France’s top legal body has rejected a bid by animal rights activists to ban the sport of bullfighting in the country, essentially asserting the legality of the ancient spectacle.

The judges on France's Constitutional Council said that the "traditional" bullfights "do not harm people's protected constitutional rights.”

Animal rights campaigners sought to end bullfighting on animal cruelty concerns.

Bullfighting, usually identified as a Spanish passion, has been popular in the south of France for the past 150 years -- the sport is particularly popular in the cities of Arles, Bayonne and Nimes, which hold extravagant festivals in connection with the fights.

According to Agence France Presse, more than 1,000 bulls are killed each year in French bullfighting rings.

Defenders of bullfighting assert that it is part of the cultural heritage of southern France and must be preserved.

However, as in Spain, a movement against bullfighting has been simmering in France for decades.
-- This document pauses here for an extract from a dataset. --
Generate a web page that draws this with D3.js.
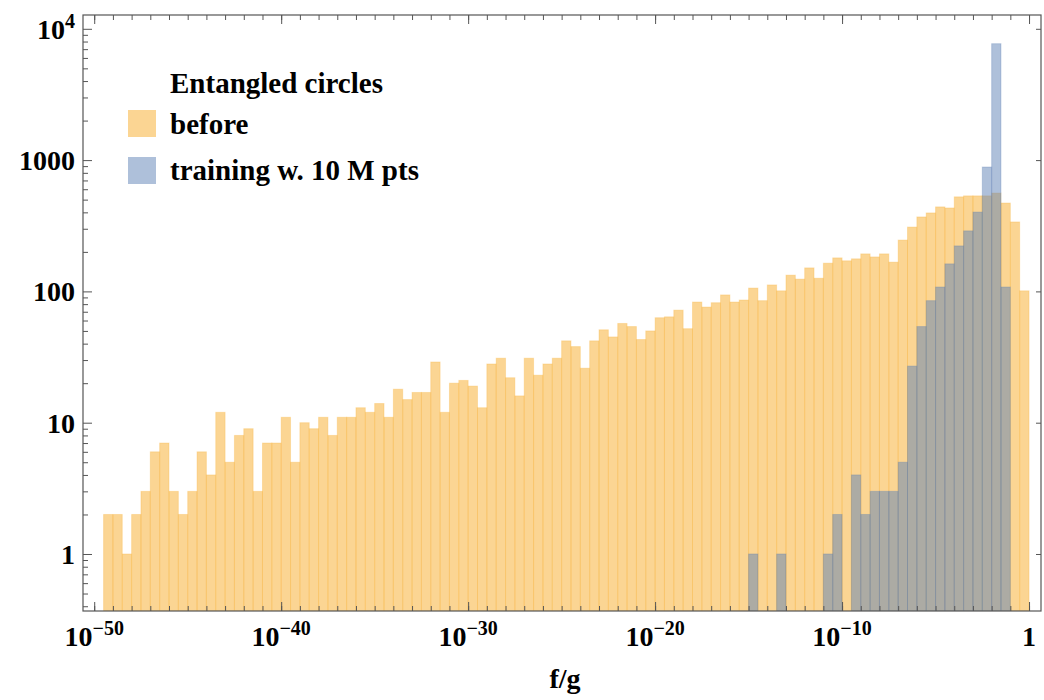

The Spanish province of Catalonia, which borders France, has already declared the sport illegal, the first time a Spanish regional authority has ever imposed such a ban.

The BBC noted that almost half the French public would support a ban on bullfighting, according to polls.

The European anti-bullfighting lobby called CRAC called the court’s ruling “politically motivated” and “proved that the Constitutional Council is anything but independent.”

“How can this possibly be a logical decision when the majority of people in France support a ban?” CRAC President Jean-Pierre Garrigues told France 24.

“Just because [bullfighting] is a tradition does not mean that it should not and cannot be banned. Dogfighting was a tradition; it is [now] illegal and rightly so. France has laws that criminalize cruelty to animals. How can we possibly allow certain cities to glorify the torture and murder of animals for the pleasure of a few spectators?”

Indeed, bullfighting is already banned in certain parts of France, but the animal rights activists, who may now take their battle to the European Court of Human Rights, are demanding a nationwide prohibition.

However, at least one prominent French lawmaker, Interior Minister Manuel Valls (who was born in Barcelona), recently defended bullfighting, enraging many in France.

“It's something I love; it's part of my family's culture," he told France’s BFM News. "It's a culture that we have to preserve. We need these roots, we should not tear them out.”

Laurent Deloye, a journalist and a supporter of bullfighting, also praised the court’s ruling

“I was never in any doubt though,” he told FRANCE 24. “I have faith in the laws of my country.”

But Deloye conceded that people in the north of France would likely never accept bullfighting.

“I too am a defender of animal rights,” he said. “But bullfighting specifically involves fighting bulls representing their breed’s highest quality. Defending bullfighting is about tradition as well as defending this breed of bulls.”

Brigitte Dubois, president of Nimes bullfighting association, also defended the sport.

"I love animals perhaps more than the protesters," she said. "I can belong to the Society for the Prevention of Cruelty to Animals and at the same time like bullfights. It's not incompatible at all."

France 24 reported that advocates for bullfighting also cite the economic benefits the blood sport brings to a France reeling under an economic crisis.

"[A ban on bullfighting] would damage the attractiveness of our festivals and have economic effects on hotels and restaurants,” Genevieve Darrieusecq, the mayor of the city Mont-de-Marson, told AFP.